I don't know if it was the weather, the food, or the fellowship that made me the happiest--but it just felt like a taste of kingdom come. Houseless and kitchen-less, a regular guy lays out a simple feast on his front lawn for a group of strangers who have come, in the face of so much injustice, to help him recapture a little “just”-ness in his life.

Tell me this place ain't somethin' to behold.

*Steve's house is raised up on stilts in compliance with FEMA flood regulations.

Saturday, October 13, 2007

Where Have You Been All My Life, Fall???

The great state of Mississippi finally got a touch of fall weather in the middle of this past week. This statement requires some qualification, of course--we're talking mid-80s as the high every day, with mornings brisk enough for a long-sleeved shirt if you're so inclined (which I'm not). People here wear t-shirts and shorts on Halloween, not long-johns under their costumes like where I grew up (this fact considerably improves the look of the midriff-baring Princess Jasmine combo).
Nevertheless, there's a breeze in the air and the humidity has taken a vacation to the tropics; later-blooming goldenrod is flowering all over the wild spots in the highway medians and ditches; the butterflies that folks up north have said goodbye to are flitting in between the wall frames going up on new houses being built on the beach, and hummingbirds are attacking my car when I pull up to a stop sign too close to their feeding ground (those buggers are territorial!). I've come to feel a surprising affection for the scruffy sycamore, the only tree that shows signs (albeit brown and yellow signs, not the festive red-orange-gold kind) of jumping on the fall bandwagon. It seems to have filled out all at once in a drunken foliate spree, then woken up the next morning to regret its profligate ways and promptly shed its leaves like half-eaten canapes that have been left out all night. Sycamore, you rascal!

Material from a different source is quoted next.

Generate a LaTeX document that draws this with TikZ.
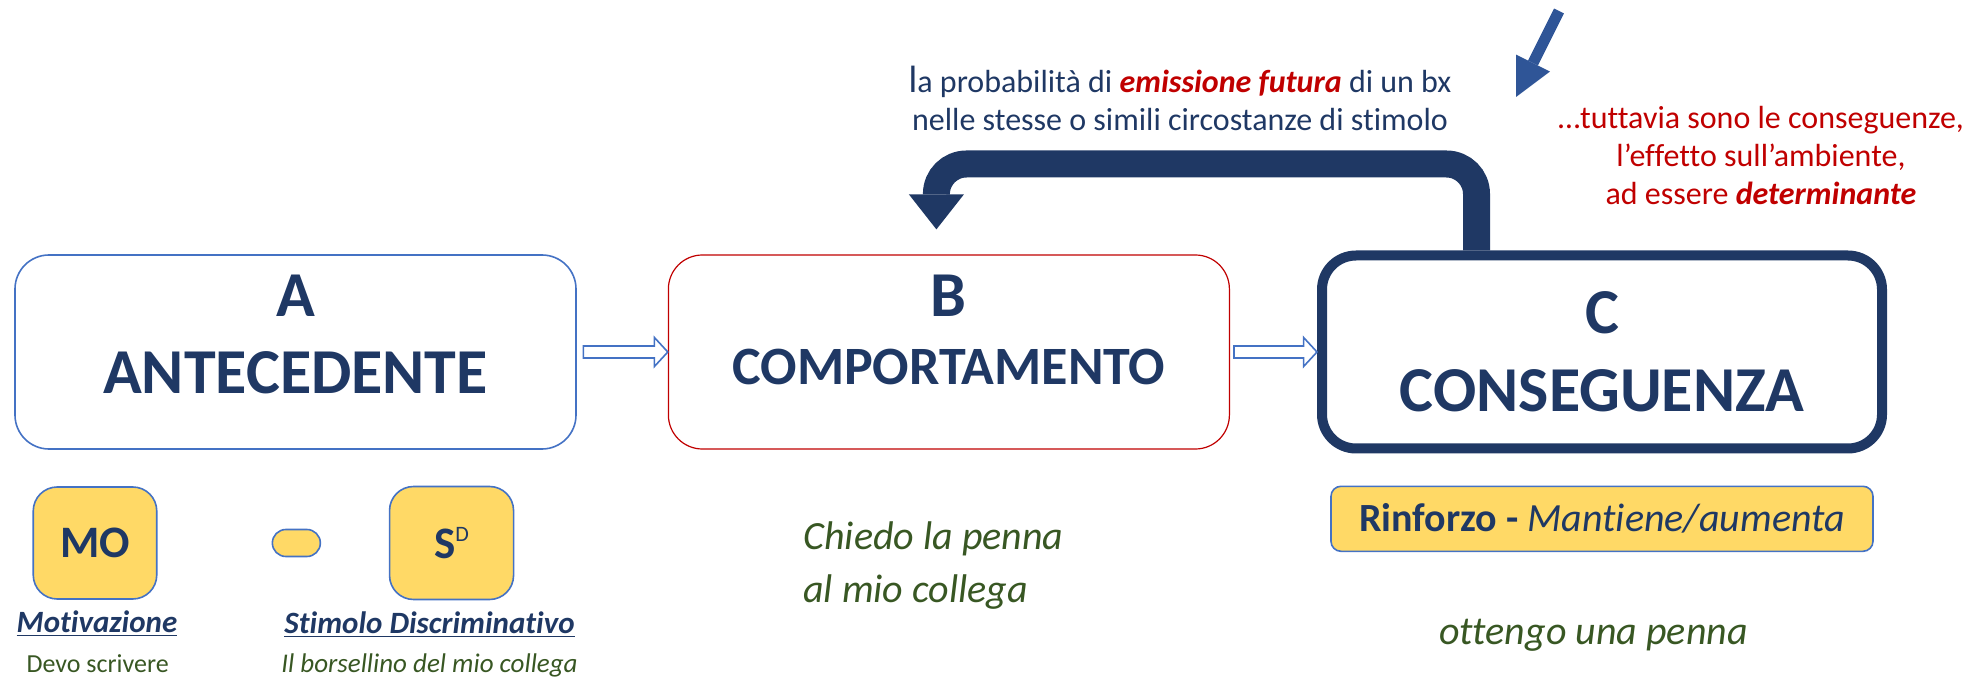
\documentclass[tikz,border=0pt]{standalone}
\usepackage{fontspec}
\setmainfont{Carlito}[Ligatures=CommonOff]
\usetikzlibrary{positioning}
\usetikzlibrary{calc}
\usetikzlibrary{arrows.meta}

\definecolor{abcnavy}{HTML}{1F3864}
\definecolor{abcblue}{HTML}{4472C4}
\definecolor{abcred}{HTML}{C00000}
\definecolor{abcyellow}{HTML}{FFD966}
\definecolor{abcgreen}{HTML}{385723}
\definecolor{abcarrow}{HTML}{2F5597}

\tikzset{
  mainbox/.style={rectangle, rounded corners=17pt, minimum width=280.5pt, minimum height=97pt,
    align=center, text=abcnavy, font=\bfseries\fontsize{32}{38.5}\selectfont},
  antbox/.style={mainbox, draw=abcblue, line width=0.8pt},
  behbox/.style={mainbox, draw=abcred, line width=0.6pt},
  conbox/.style={mainbox, draw=abcnavy, line width=5pt, minimum width=280pt, minimum height=96.5pt,
    font=\bfseries\fontsize{32}{39}\selectfont},
  tag/.style={rectangle, draw=abcblue, fill=abcyellow, line width=0.8pt, rounded corners=12pt,
    text=abcnavy, font=\bfseries\fontsize{22.5}{27}\selectfont, minimum width=61.75pt, minimum height=56pt},
  hollow/.style={draw=abcblue, fill=white, line width=0.8pt, line join=miter},
  feedback/.style={draw=abcnavy, line width=13.5pt, rounded corners=15pt,
    -{Triangle[width=27.5pt, length=17.5pt, line width=0pt]}},
  pointer/.style={draw=abcarrow, line width=5.5pt, -{Triangle[width=19pt, length=19pt, line width=0pt]}},
  lbl/.style={anchor=base, inner sep=0pt, text=abcnavy, font=\bfseries\itshape\fontsize{15.5}{18}\selectfont},
  note/.style={anchor=base, inner sep=0pt, text=abcgreen, font=\fontsize{13}{16}\selectfont},
  example/.style={inner sep=0pt, text=abcgreen, font=\itshape\fontsize{20}{26.5}\selectfont},
}

\begin{document}
\begin{tikzpicture}[x=0.5pt, y=-0.5pt]
    \useasboundingbox (0,0) rectangle (1986,678);

    % A - B - C
    \node[antbox] (A) at (295.5,352) {A\\ANTECEDENTE\rule[-18pt]{0pt}{0pt}};
    \node[behbox, right=45.5pt of A] (B) {B\\[-4.5pt]{\fontsize{27}{27}\selectfont COMPORTAMENTO}\rule[-22.5pt]{0pt}{0pt}};
    \node[conbox, right=43.5pt of B] (C) {C\\CONSEGUENZA};

    % antecedent parts
    \node[tag] (MO) at (95,543) {MO};
    \node[tag, right=57pt of MO, minimum width=24pt, minimum height=13.5pt, rounded corners=6.75pt] (pill) {};
    \node[tag, right=33.8pt of pill, minimum width=62pt, minimum height=56.5pt] (SD) {S\raisebox{8.5pt}{\mdseries\fontsize{11}{11}\selectfont D}};
    \node[lbl] (motiv) at (97,632) {\underline{Motivazione}};
    \node[note] (devo) at (97.7,672) {Devo scrivere};
    \node[lbl] (stimolo) at (429.5,633) {\underline{Stimolo Discriminativo}};
    \node[note, font=\itshape\fontsize{13.5}{16}\selectfont] (borsellino) at (429.5,672) {Il borsellino del mio collega};

    % examples
    \node[example, anchor=base west, align=left] (chiedo) at (803,602) {Chiedo la penna\\al mio collega};
    \node[tag, below=16pt of C, minimum width=271pt, minimum height=32.5pt, rounded corners=5pt,
      font=\fontsize{20}{24}\selectfont] (rinforzo) {\textbf{Rinforzo -} \textit{Mantiene/aumenta}};
    \node[example, anchor=base] (ottengo) at (1593.5,644) {ottengo una penna};

    % comments on top
    \node[anchor=base, align=center, inner sep=0pt, text=abcnavy, font=\fontsize{16}{19}\selectfont] (prob) at (1180,130.7)
      {{\fontsize{19}{19}\selectfont l}a probabilità di \textcolor{abcred}{\bfseries\itshape emissione futura} di un bx\\nelle stesse o simili circostanze di stimolo};
    \node[anchor=base, align=center, inner sep=0pt, text=abcred, font=\fontsize{16}{19}\selectfont] (tuttavia) at (1761,205)
      {…tuttavia sono le conseguenze,\\l’effetto sull’ambiente,\\ad essere \textbf{\textit{determinante}}};

    % Connect the nodes
    \draw[hollow] ($(A.east)+(3.3pt,3pt)$) -- ($(B.west)+(-6.7pt,3pt)$) -- ++(0,4.25pt) -- (B.west)
      -- ++(-6.7pt,-7.25pt) -- ++(0,4.25pt) -- ($(A.east)+(3.3pt,-3pt)$) -- cycle;
    \draw[hollow] ($(B.east)+(2pt,3pt)$) -- ($(C.west)+(-6.7pt,3pt)$) -- ++(0,4.25pt) -- (C.west)
      -- ++(-6.7pt,-7.25pt) -- ++(0,4.25pt) -- ($(B.east)+(2pt,-3pt)$) -- cycle;
    \draw[feedback] ([xshift=-62.75pt]C.north) -- ++(0,43.25pt) -| ([xshift=-6.25pt,yshift=12.5pt]B.north);

    \coordinate (diagtail) at (1559,11);
    \coordinate (diagtip) at (1516,97);
    \draw[pointer] (diagtail) -- (diagtip);
\end{tikzpicture}
\end{document}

The other way I know fall has arrived? The construction supers at the Habitat for Humanity house I worked on this morning had labeled all the interior walls and their future locations on the subfloor according to the Patriots and Colts football teams: "Hey, where's Randy Moss? Let's get him up here right next to Tom Brady and pound a few nails into him. Then we'll work on Peyton."

Ah, Fall.

Wednesday, May 2, 2007

MSNBC article

One of today's front page MSNBC.com stories is about the complete and utter lack of affordable, workforce, and/or subsidized housing on the Gulf Coast. http://risingfromruin.msnbc.com/2007/05/rentals.html
" 'Rental Katrina victims are essentially the most powerless group of all in
trying to fashion a recovery,' says Reilly Morse, an attorney with Mississippi
Center for Justice, which advocates for racial and economic justice along the
coast. 'They have to depend entirely on landowners and land developers to make
something happen.'
The loss was staggering. In a state where nearly 30 percent of the residents are renters, 72,116 renter-occupied units were damaged or destroyed by Katrina, according to Gov. Haley Barbour’s office."

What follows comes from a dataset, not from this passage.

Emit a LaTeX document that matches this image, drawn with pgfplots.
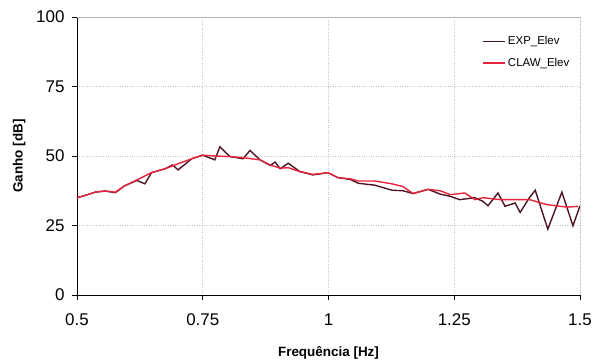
\documentclass[border=0pt]{standalone}
\usepackage{pgfplots}
\pgfplotsset{compat=1.18}
\usepackage{fontspec}
\setmainfont{Liberation Sans}
\definecolor{expc}{HTML}{4D1422}
\definecolor{clawc}{HTML}{E8243C}
\begin{document}
\begin{tikzpicture}
\begin{axis}[
  name=ax,
  scale only axis,
  width=503bp, height=278bp,
  xmin=0.5, xmax=1.5, ymin=0, ymax=100,
  xtick={0.5,0.75,1,1.25,1.5},
  xticklabels={0.5,0.75,1,1.25,1.5},
  ytick={0,25,50,75,100},
  axis x line*=bottom, axis y line*=left,
  axis line style={black, line width=0.9pt, -},
  tick style={black, line width=0.8pt},
  tick align=outside, major tick length=5bp,
  grid=major,
  grid style={gray!45, dotted, line width=0.7pt},
  ticklabel style={font=\fontsize{17}{19}\selectfont},
  /pgf/number format/assume math mode=true,
  xticklabel style={yshift=-10bp},
  yticklabel style={xshift=-4bp},
  xlabel={\textbf{Frequência [Hz]}},
  ylabel={\textbf{Ganho [dB]}},
  label style={font=\fontsize{13.5}{15}\selectfont},
  xlabel style={yshift=-14bp},
  ylabel style={yshift=4bp},
  legend style={draw=none, fill=none, at={(rel axis cs:0.80,0.945)}, anchor=north west,
    font=\fontsize{11.5}{13}\selectfont, row sep=8bp},
  legend cell align=left,
  legend image code/.code={\draw[mark repeat=2,mark phase=2,#1] plot coordinates {(0bp,0bp) (11bp,0bp) (22bp,0bp)};},
]
\addplot[expc, line width=1.4pt] coordinates {
(0.500,35.0) (0.516,35.8) (0.536,37.0) (0.556,37.4) (0.576,36.8) (0.595,39.3)
(0.619,41.2) (0.635,40.0) (0.648,44.0) (0.675,45.4) (0.690,46.8) (0.701,45.0)
(0.728,49.0) (0.750,50.3) (0.774,48.6) (0.784,53.3) (0.804,49.8) (0.830,49.0)
(0.844,52.0) (0.864,48.6) (0.884,46.6) (0.894,47.8) (0.904,45.4) (0.920,47.4)
(0.943,44.4) (0.969,43.2) (0.999,44.0) (1.019,42.2) (1.043,41.6) (1.059,40.2)
(1.092,39.5) (1.126,37.7) (1.148,37.5) (1.168,36.5) (1.198,38.0) (1.222,36.3)
(1.242,35.5) (1.261,34.3) (1.291,35.0) (1.307,33.7) (1.317,32.1) (1.337,36.7)
(1.351,31.9) (1.371,33.1) (1.381,29.7) (1.399,34.9) (1.411,37.7) (1.436,23.7)
(1.464,37.0) (1.486,24.9) (1.500,32.1)
};
\addlegendentry{EXP\_Elev}
\addplot[clawc, line width=1.4pt] coordinates {
(0.500,35.0) (0.516,35.8) (0.536,37.0) (0.556,37.4) (0.576,37.0) (0.595,39.3)
(0.619,41.4) (0.648,44.0) (0.675,45.4) (0.695,46.8) (0.728,49.0) (0.750,50.3)
(0.775,50.0) (0.804,49.8) (0.830,49.4) (0.864,48.6) (0.884,46.8) (0.904,45.6)
(0.920,45.8) (0.943,44.4) (0.969,43.4) (0.999,44.0) (1.019,42.2) (1.043,41.8)
(1.059,41.0) (1.092,41.0) (1.126,40.0) (1.148,39.0) (1.168,36.5) (1.198,38.0)
(1.222,37.5) (1.242,36.1) (1.271,36.7) (1.291,34.3) (1.307,35.0) (1.341,34.3)
(1.375,34.3) (1.400,34.3) (1.434,32.5) (1.474,31.6) (1.496,31.9)
};
\addlegendentry{CLAW\_Elev}
\draw[gray!60, line width=0.6pt] (rel axis cs:0,1) -- (rel axis cs:1,1);
\draw[gray!80!black, line width=0.8pt] (rel axis cs:1,0) -- (rel axis cs:1,1);
\end{axis}
\pgfresetboundingbox
\path ([xshift=-77bp,yshift=-66bp]ax.south west) rectangle ([xshift=13bp,yshift=17bp]ax.north east);
\end{tikzpicture}
\end{document}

The rebuilding I'm involved with is all homeowner properties, but the direct service and emergency assistance that our organization provides serves hundreds of non-homeowners who, though they may have secured a local job, are struggling to find a place to live. The massive destruction of rental properties has caused rents on the housing that is still available to shoot through the roof, and the demolition or neglect of public housing (*ahem*, HUD!!) and other low-income housing options leaves people with little choice but to live on the streets or move away to an prohibitively expensive commute or a new locale where they have no job and know no one. The icing on the cake is the epidemic of NIMBYism--Not In My Backyard attitudes--that has hit the Gulf Coast. One local city council even went so far as to pass a resolution barring all projects funded by income tax credits (shelters, affordable or public housing, prisons, etc.), because, as one city official put it, they don't want "those kind of people" moving in. Please just come right out and call it what it is--ethnic and socioeconomic cleansing.

How do you support a service-industry workforce, like the one we have here at the Coast's many casinos, without some kind of accessible, affordable housing??